La victoire d'Enrique Peña Nieto lors du scrutin présidentiel est entachée par des soupçons d'achat de votes et de pression sur les électeurs mexicains. Deux entreprises seraient visées: le groupe financier Monex et les supermarchés Soriana.

«Plus les jours passent, plus cette élection prend une tournure sale et illégale.» John Ackerman, sociologue politique de l'Université nationale autonome du Mexique, est catégorique. Le scrutin présidentiel que vient de connaître le pays est entaché par «la plus grande opération d'achat de votes de l'histoire».

Les grands bénéficiaires seraient Enrique Peña Nieto et le Parti révolutionnaire institutionnel (PRI), proclamés vainqueurs dimanche soir. Depuis, une vague de vidéos compromettantes et d'histoires abracadabrantes déferlent sur les réseaux sociaux. Achat de votes en liquide et en nature, vols d'urnes, manque de bulletins dans certains bureaux, menaces de narcotrafiquants, peur de dénoncer les irrégularités, etc.

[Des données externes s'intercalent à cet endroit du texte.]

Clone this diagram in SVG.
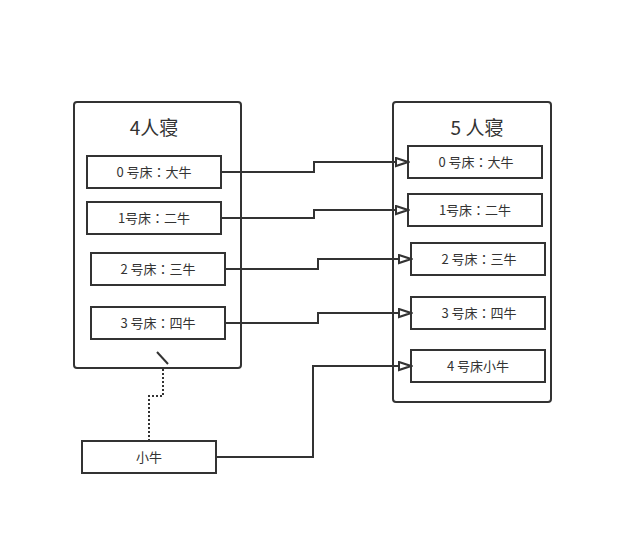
<svg xmlns="http://www.w3.org/2000/svg" width="617" height="535" viewBox="0 0 617 535">
<style>
.c{fill:#fff;stroke:#333;stroke-width:2}
.b{fill:#fff;stroke:#333;stroke-width:2}
.t{font-family:"Noto Sans CJK SC","Noto Sans",sans-serif;font-size:13px;fill:#333;text-anchor:middle;dominant-baseline:central}
.k{font-family:"Noto Sans CJK JP","Noto Sans CJK TC",sans-serif}
.h{font-family:"Noto Sans CJK SC","Noto Sans",sans-serif;font-size:19px;fill:#333;text-anchor:middle;dominant-baseline:central}
.e{fill:none;stroke:#333;stroke-width:2}
.d{fill:none;stroke:#333;stroke-width:2;stroke-dasharray:2 2}
</style>
<defs>
<marker id="tri" markerWidth="15" markerHeight="11" refX="13" refY="5.5" orient="auto" markerUnits="userSpaceOnUse">
<path d="M1,1.5 L13,5.5 L1,9.5 Z" fill="#fff" stroke="#333" stroke-width="2"/>
</marker>
</defs>
<rect width="617" height="535" fill="#fff"/>
<g id="room4">
<rect class="c" x="74" y="102" width="167" height="266" rx="3"/>
<text class="h" x="154" y="126">4人寝</text>
</g>
<g id="room5">
<rect class="c" x="393" y="102" width="158" height="300" rx="3"/>
<text class="h" x="477" y="126">5 人寝</text>
</g>
<g id="l0"><rect class="b" x="87" y="156" width="134" height="32"/><text class="t" x="154" y="171">0 号床<tspan class="k">：</tspan>大牛</text></g>
<g id="l1"><rect class="b" x="87" y="202" width="134" height="32"/><text class="t" x="154" y="217">1号床<tspan class="k">：</tspan>二牛</text></g>
<g id="l2"><rect class="b" x="91" y="253" width="134" height="32"/><text class="t" x="158" y="268">2 号床<tspan class="k">：</tspan>三牛</text></g>
<g id="l3"><rect class="b" x="91" y="307" width="134" height="32"/><text class="t" x="158" y="322">3 号床<tspan class="k">：</tspan>四牛</text></g>
<g id="r0"><rect class="b" x="408" y="146" width="134" height="32"/><text class="t" x="476" y="161">0 号床<tspan class="k">：</tspan>大牛</text></g>
<g id="r1"><rect class="b" x="408" y="194" width="134" height="32"/><text class="t" x="475" y="209">1号床<tspan class="k">：</tspan>二牛</text></g>
<g id="r2"><rect class="b" x="411" y="243" width="134" height="32"/><text class="t" x="479" y="258">2 号床<tspan class="k">：</tspan>三牛</text></g>
<g id="r3"><rect class="b" x="411" y="297" width="134" height="32"/><text class="t" x="479" y="312">3 号床<tspan class="k">：</tspan>四牛</text></g>
<g id="r4"><rect class="b" x="411" y="350" width="134" height="32"/><text class="t" x="478" y="365">4 号床小牛</text></g>
<g id="xiaoniu"><rect class="b" x="82" y="441" width="134" height="32"/><text class="t" x="149" y="456">小牛</text></g>
<g id="connectors">
<path class="e" d="M221,172 H314 V162 H408" marker-end="url(#tri)"/>
<path class="e" d="M221,218 H314 V210 H408" marker-end="url(#tri)"/>
<path class="e" d="M225,269 H318 V259 H411" marker-end="url(#tri)"/>
<path class="e" d="M225,323 H318 V313 H411" marker-end="url(#tri)"/>
<path class="e" d="M216,457 H313 V366 H411" marker-end="url(#tri)"/>
<path class="d" d="M149,441 V396 H163 V368"/>
<path class="e" d="M157,352 L168,364"/>
</g>
</svg>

À la demande d'Andrés Manuel Lopéz Obrador, candidat de la gauche arrivé en deuxième place, l'Institut fédéral électoral (IFE) s'est engagé à recompter 54% des bulletins de vote, un par un. Hier soir, lorsque la majorité des votes avaient été recomptés, le résultat donnait toujours Enrique Peña Nieto président élu du Mexique avec 38% des voix, contre 31% pour Lopéz Obrador.

Il y a six ans, le pays avait déjà connu pareil blocage, lorsque Felipe Calderón l'avait emporté par 0,56% sur ce même Lopéz Obrador, dans une ambiance tout aussi suspicieuse. «À la différence de 2006, les opposants à Lopéz Obrador ont réalisé que l'écart annoncé par les enquêtes d'opinion était de moins en moins important. La fraude principale a eu lieu avant le vote, pas sur la manipulation des chiffres», affirme Ackerman.

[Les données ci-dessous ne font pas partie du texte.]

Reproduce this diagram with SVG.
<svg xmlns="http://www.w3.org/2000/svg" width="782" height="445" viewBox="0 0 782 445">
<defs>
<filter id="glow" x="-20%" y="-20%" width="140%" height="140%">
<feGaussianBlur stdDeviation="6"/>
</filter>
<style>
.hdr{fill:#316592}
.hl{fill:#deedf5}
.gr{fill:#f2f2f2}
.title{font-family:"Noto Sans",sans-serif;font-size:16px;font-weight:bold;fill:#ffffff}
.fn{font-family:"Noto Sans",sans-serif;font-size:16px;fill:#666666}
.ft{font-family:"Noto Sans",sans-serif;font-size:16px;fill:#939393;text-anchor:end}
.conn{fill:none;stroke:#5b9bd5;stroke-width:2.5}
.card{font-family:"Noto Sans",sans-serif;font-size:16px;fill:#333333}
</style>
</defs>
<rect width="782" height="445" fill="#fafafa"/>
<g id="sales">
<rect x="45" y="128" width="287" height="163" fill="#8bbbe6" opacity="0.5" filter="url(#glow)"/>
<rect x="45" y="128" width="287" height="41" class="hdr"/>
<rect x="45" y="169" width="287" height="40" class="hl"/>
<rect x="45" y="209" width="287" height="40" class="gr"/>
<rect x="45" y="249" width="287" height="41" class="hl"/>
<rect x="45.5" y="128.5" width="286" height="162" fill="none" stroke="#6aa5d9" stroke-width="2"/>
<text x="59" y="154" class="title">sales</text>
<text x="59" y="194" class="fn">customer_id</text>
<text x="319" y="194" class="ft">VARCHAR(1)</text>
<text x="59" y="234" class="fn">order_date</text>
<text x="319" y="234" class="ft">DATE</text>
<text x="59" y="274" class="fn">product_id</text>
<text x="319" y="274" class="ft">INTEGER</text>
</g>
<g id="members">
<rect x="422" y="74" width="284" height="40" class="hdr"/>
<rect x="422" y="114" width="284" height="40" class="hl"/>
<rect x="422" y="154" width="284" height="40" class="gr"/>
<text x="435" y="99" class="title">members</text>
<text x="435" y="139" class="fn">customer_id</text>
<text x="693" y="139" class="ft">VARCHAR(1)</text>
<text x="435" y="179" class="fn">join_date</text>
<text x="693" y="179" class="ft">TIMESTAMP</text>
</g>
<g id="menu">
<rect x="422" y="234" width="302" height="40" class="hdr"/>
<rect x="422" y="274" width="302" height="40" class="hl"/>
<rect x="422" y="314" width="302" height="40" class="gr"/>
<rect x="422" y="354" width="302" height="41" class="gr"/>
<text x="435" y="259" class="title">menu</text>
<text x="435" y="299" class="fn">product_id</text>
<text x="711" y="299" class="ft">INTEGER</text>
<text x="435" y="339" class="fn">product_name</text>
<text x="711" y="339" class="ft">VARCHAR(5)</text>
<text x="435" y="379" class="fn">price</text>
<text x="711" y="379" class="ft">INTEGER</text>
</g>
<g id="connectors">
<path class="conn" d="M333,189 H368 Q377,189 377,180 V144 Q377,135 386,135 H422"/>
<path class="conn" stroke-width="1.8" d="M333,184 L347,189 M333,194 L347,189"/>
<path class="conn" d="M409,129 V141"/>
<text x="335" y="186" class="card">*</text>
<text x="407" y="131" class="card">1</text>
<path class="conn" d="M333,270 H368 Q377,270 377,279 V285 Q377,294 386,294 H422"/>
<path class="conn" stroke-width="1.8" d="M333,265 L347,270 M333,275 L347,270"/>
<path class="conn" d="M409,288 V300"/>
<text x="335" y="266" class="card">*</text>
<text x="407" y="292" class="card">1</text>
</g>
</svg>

Seulement, démontrer la manipulation des électeurs est beaucoup plus compliqué pour mener à l'annulation de l'élection. Selon la loi, il doit être prouvé que 25% des bureaux de vote ont été touchés par des irrégularités graves. Dans le cas d'achat de votes et de pression, cela renvoie aux principes constitutionnels et à l'interprétation des magistrats. La stratégie actuelle d'imposer un second dépouillement pourrait être un moyen de gagner du temps pour l'équipe de Lopéz Obrador. Le temps de rassembler les preuves suffisantes.

Mercredi, dans une interview accordée à la radio MVS, Ricardo Monreal, coordonnateur de campagne du candidat perdant, a présenté des factures qui pourraient prouver que le parti d'Enrique Peña Nieto aurait acheté des votes par l'entremise des comptes bancaires du groupe financier Monex. Quelque 160 millions de pesos (12 millions de dollars) ont été distribués sous forme de cartes, dont les bénéficiaires seraient des opérateurs du PRI, a assuré Ricardo Monreal. Au début de la semaine, les supermarchés Soriana ont été pris d'assaut par des consommateurs armés de cartes prépayées aussi prétendument distribuées par le PRI. Dans les deux cas, Enrique Peña Nieto et les enseignes visées ont réfuté ces accusations. Sur les réseaux sociaux, «monexgate» et «sorianagate» sont les mots-clics les plus utilisés.

Selon John Ackerman, l'équipe de juristes de Lopéz Obrador serait en train de préparer une plainte auprès du Tribunal électoral du pouvoir judiciaire de la fédération (TEPJF). Elle devrait être déposée le 9 juillet. «Tel que je connais les magistrats de ce tribunal, il me semble impossible qu'elle puisse aboutir.» Les résultats définitifs de l'élection mexicaine seront rendus le 6 septembre par le TEPJF.